And jokes

Orphan

Q: What is the difference between a baseball player and an orphan?

A: One knows where home is.

Mama

Yo mama so fat, I took a picture of her last Christmas, and it's still printing to this day!

Lightbulb

What is the difference between a lightbulb and a pregnant woman?

You can unscrew a lightbulb.

Magazine

Me: Hey, that's a really heavy bag, do you have a lot of books and magazines in there?

The Quiet Kid: Yeah, magazines.....

Memes

Wife

My wife of 60 years told me, "Let's go upstairs and make love."

I just sighed and said, "Choose one, I can't do both."

Attack

Why did my dad cross the road?

To get to the nearest building so he wouldn't die in the crippling smoke of the most terrifying and only terrorist attack on American soil.

Bee

Why is a bee's hair so smooth and sticky?

Because they use honeycombs.

Humour

What's the similarities between dark humor and cancer?

It's funnier when kids get it.

Orphan

What’s the difference between an orphan and Pikachu?

Pikachu, I choose you!

Orphan

What's the difference between an orphan and an apple tree? The apples get picked.

Pledge

I was struggling on a math test when a girl in a wheelchair leaned over and said, "Hey, this is the easiest thing I've done all day."

I was triggered, so the next day when we were doing the pledge, I leaned over and said, "This is the easiest thing I've done all day!"

Suicide

I went to Starbucks today and they asked what I wanted, and I replied with "to die, a shot of bleach, and an deppresso expresso."

Grenade

What do a baby and a grenade have in common? They both make loud noises when thrown.

Orphan

I walked past an orphanage, the orphans started to call me names, and I said, "At least I have a family!"

Dad

What's the difference between my dad and cancer?

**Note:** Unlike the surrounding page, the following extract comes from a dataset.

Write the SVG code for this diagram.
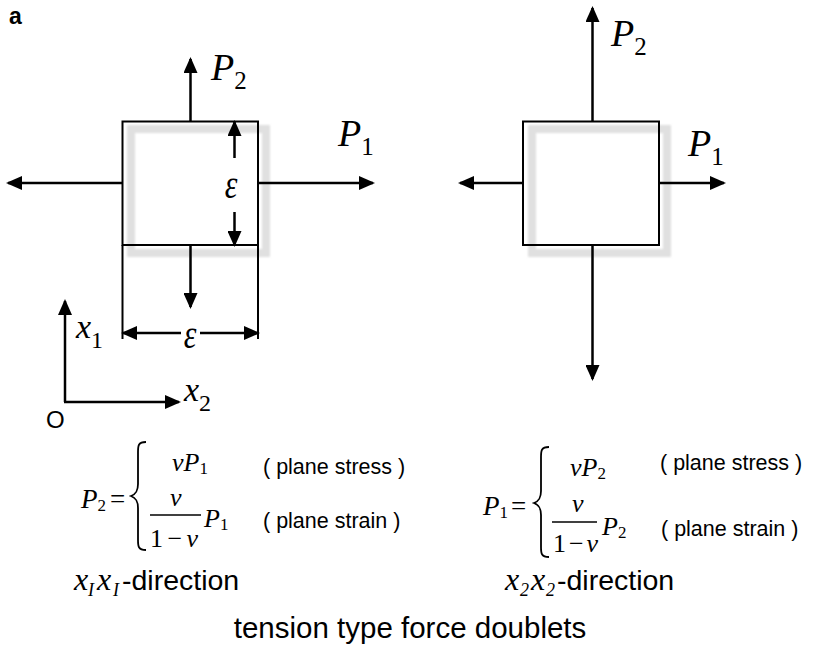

My dad didn't beat the cancer.

Class

Little Johnny was late to class. The teacher asked him where he was. Little Johnny said, "I was on top of Marry Hill." Then a kid comes late to class and also said he was on Marry Hill. Then a little girl that's about 4 or 5 comes in. The teacher asks, "Who are you?" She said, "I'M MARRY HILL!"

Thought

Suicidal thoughts aren’t nice, but nor is life. So why not get them both done and over with?